The following is a guest post by an unwitting fan who posted a comment and never dreamed it would became the Latest Entry.

Hello Ej and Dr. Ten Sing,

I wanted to be sure you had some answers, so after scrambling for 2 weeks straight getting a conference paper finished only to realize I made a fundamental flaw and had to scrap it, I researched these queries by drinking a beer.

1. Why do people go to such lengths to park as close to the doors of a mall that they are just going to walk around all day in?

It’s a hierarchy thing. Those who get closer to the door are better looking, smarter, snappier dressers, and have cuter kids. At least in their heads. Usually they are the exact opposite. That’s also why few people go to malls these days. That and bear attacks.
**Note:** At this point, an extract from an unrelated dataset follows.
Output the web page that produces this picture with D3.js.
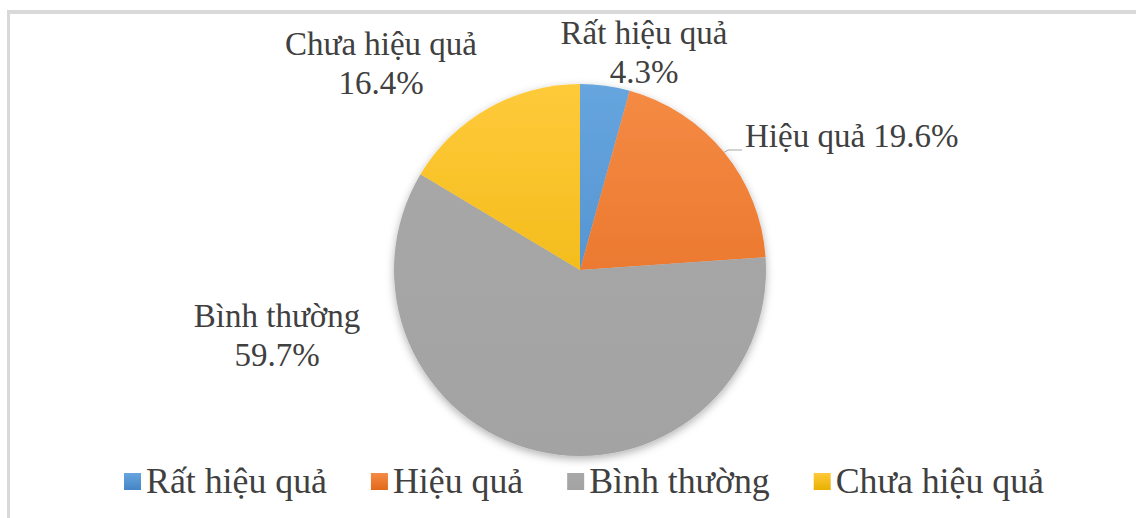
<!DOCTYPE html>
<html>
<head>
<meta charset="utf-8">
<script src="https://cdn.jsdelivr.net/npm/d3@7"></script>
<style>
  body { margin: 0; background: #fff; }
  svg { display: block; }
</style>
</head>
<body>
<div class="PieChart"></div>
<script>
// data
const categories = ["Rất hiệu quả", "Hiệu quả", "Bình thường", "Chưa hiệu quả"];
const values = [4.3, 19.6, 59.7, 16.4];
const colorsTop = ["#66a5de", "#f58b45", "#a8a8a8", "#ffca3a"];
const colorsBottom = ["#4585c6", "#e2681a", "#a3a3a3", "#e8b000"];

// label placement (centre x, first baseline y) for each slice label
const labelPos = [
  { x: 644, y: 44, twoLines: true },
  { x: 745, y: 147, twoLines: false, anchor: "start" },
  { x: 277, y: 327, twoLines: true },
  { x: 381, y: 55, twoLines: true },
];

function init() {
  const width = 1136;
  const height = 518;
  const cx = 580;
  const cy = 270;
  const radius = 186;
  const textColor = "#404040";
  const font = "'Liberation Serif', 'Times New Roman', serif";

  const svg = d3
    .select(".PieChart")
    .append("svg")
    .attr("width", width)
    .attr("height", height);

  const defs = svg.append("defs");

  // gradients for each slice
  categories.forEach((c, i) => {
    const g = defs
      .append("linearGradient")
      .attr("id", `grad-${i}`)
      .attr("gradientUnits", "userSpaceOnUse")
      .attr("x1", 0)
      .attr("y1", -radius)
      .attr("x2", 0)
      .attr("y2", radius);
    g.append("stop").attr("offset", "0%").attr("stop-color", colorsTop[i]);
    g.append("stop").attr("offset", "100%").attr("stop-color", colorsBottom[i]);

    const lg = defs
      .append("linearGradient")
      .attr("id", `legend-grad-${i}`)
      .attr("x1", 0)
      .attr("y1", 0)
      .attr("x2", 0)
      .attr("y2", 1);
    lg.append("stop").attr("offset", "0%").attr("stop-color", colorsTop[i]);
    lg.append("stop").attr("offset", "100%").attr("stop-color", colorsBottom[i]);
  });

  const shadow = defs
    .append("filter")
    .attr("id", "shadow")
    .attr("x", "-20%")
    .attr("y", "-20%")
    .attr("width", "140%")
    .attr("height", "140%");
  shadow
    .append("feDropShadow")
    .attr("dx", 0)
    .attr("dy", 3)
    .attr("stdDeviation", 4)
    .attr("flood-color", "#000")
    .attr("flood-opacity", 0.3);

  // chart border (only top/left visible in the crop)
  svg
    .append("line")
    .attr("x1", 7)
    .attr("x2", width)
    .attr("y1", 12)
    .attr("y2", 12)
    .attr("stroke", "#d9d9d9")
    .attr("stroke-width", 4);
  svg
    .append("line")
    .attr("x1", 8.5)
    .attr("x2", 8.5)
    .attr("y1", 10)
    .attr("y2", height)
    .attr("stroke", "#d9d9d9")
    .attr("stroke-width", 3);

  const pie = d3.pie().sort(null).value((d) => d);
  const arcs = pie(values);
  const arc = d3.arc().innerRadius(0).outerRadius(radius);

  const g = svg
    .append("g")
    .attr("transform", `translate(${cx},${cy})`)
    .attr("filter", "url(#shadow)");

  g.selectAll("path")
    .data(arcs)
    .enter()
    .append("path")
    .attr("d", arc)
    .attr("fill", (d, i) => `url(#grad-${i})`);

  // leader line for "Hiệu quả"
  const hq = arcs[1];
  const mid = (hq.startAngle + hq.endAngle) / 2;
  const ex = cx + radius * Math.sin(mid);
  const ey = cy - radius * Math.cos(mid);
  svg
    .append("polyline")
    .attr("points", `${ex},${ey} ${ex + 4},${labelPos[1].y + 3} ${labelPos[1].x - 3},${labelPos[1].y + 3}`)
    .attr("fill", "none")
    .attr("stroke", "#a6a6a6")
    .attr("stroke-width", 1);

  // data labels
  arcs.forEach((d, i) => {
    const p = labelPos[i];
    const pct = d3.format(".1f")(values[i]) + "%";
    const t = svg
      .append("text")
      .attr("font-family", font)
      .attr("font-size", 33)
      .attr("fill", textColor)
      .attr("text-anchor", p.anchor || "middle");
    if (p.twoLines) {
      t.append("tspan").attr("x", p.x).attr("y", p.y).text(categories[i]);
      t.append("tspan").attr("x", p.x).attr("y", p.y + 39).text(pct);
    } else {
      t.attr("x", p.x).attr("y", p.y).text(`${categories[i]} ${pct}`);
    }
  });

  // legend
  const legend = svg.append("g");
  const sw = 17;
  const gapText = 5;
  const gapItem = 44;
  const items = categories.map((c, i) => {
    const item = legend.append("g");
    item
      .append("rect")
      .attr("y", 473)
      .attr("width", sw)
      .attr("height", sw)
      .attr("fill", `url(#legend-grad-${i})`);
    const txt = item
      .append("text")
      .attr("x", sw + gapText)
      .attr("y", 493)
      .attr("font-family", font)
      .attr("font-size", 35.8)
      .attr("fill", textColor)
      .text(c);
    return { item, w: sw + gapText + txt.node().getComputedTextLength() };
  });
  const total = d3.sum(items, (d) => d.w) + gapItem * (items.length - 1);
  let x = 584 - total / 2;
  items.forEach((d) => {
    d.item.attr("transform", `translate(${x},0)`);
    x += d.w + gapItem;
  });
}

init();
</script>
</body>
</html>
2. Why do some people avoid eating grains even though their widespread use made the entire modern world possible?

Grains have given humans the fuel to do some amazing things: cars, airplanes, remote controls, pizza boxes, and lawn ornaments. They also ferment if you’re not careful and lead to booze, which is also responsible for some amazing things. But overall, I’d say it’s because grains are not meat.

3. Why do people complain about the quality of music, and how it was better when they were young and listening to hair bands?

Because it’s a mathematical FACT that the music was better when you’re young. Except that ‘Achy Breaky Heart’ song. I swear to god…

4. Why do guys give flowers to girls? What are girls going to do with them? They should give them an X box or something.

I agree. I’m sending an 8 pack of toilet paper next time.

5. Who picks up all the ticker from a ticker tape parade? Do they save for the next parade or do they have to buy more from the confetti store?

If you look really carefully, you’ll see it’s not confetti but rather tiny littering tickets. Those who get them on their clothes and in their hair are responsible for paying them.

6. What do we do when balloons fall back down on our heads?

Drink fermented grain drinks (see 2 above).

7. How can we be sure that all the rats we’ve poisoned aren’t just faking it so that they can secretly steal all our crackers?

This is why it’s important to inventory every single cracker, crisp, chip, grain, flake, and crumb before you go to bed. Just in case.

8. What would the governments of the world do if aliens sent a message saying that some tiny country was populated by their spies?

They do. There’s no such thing as Belgium.

9. Has anyone ever used the word “ironic” in the correct way?

Never.

10. If two salesmen who are experts in mirroring looked at each other would we see eternity in their faces?

It’s a well known fact that all salesmen are all a single guy named Fred. He such a good salesman and so good at mirroring you think you’re talking to another person. Even if it’s a woman or two other people helping that old lady by a microwave that she thinks is a TV. He’s THAT good.

11. Has changing a Facebook icon ever changed anything in the world?

Yes. It sank Atlantis.

12. Does Delaware really exist?

No.

13. If the Atlanteans were so smart, why did they all die?

See 11 above. Also they were taken over by make-believe Belgians, alien spies, and rats.

14. If time doesn’t exist at light speed, is some photon is going to be really pissed when it finds out how long it’s been since it left home?

It would be, but it doesn’t own a watch. It doesn’t find out until it turns on the TV for some football and finds out the game just ended after two overtimes and the coolest beer commercial that anyone’s ever seen.

15. Does the god of the modern world ever get really tired of playing himself in chess and always winning both games?

No. And the reason is that in God Chess all the bishops are super awesome and can simultaneously kill every enemy piece on the board. This causes a horrendous rip in space-time which is where babies come from.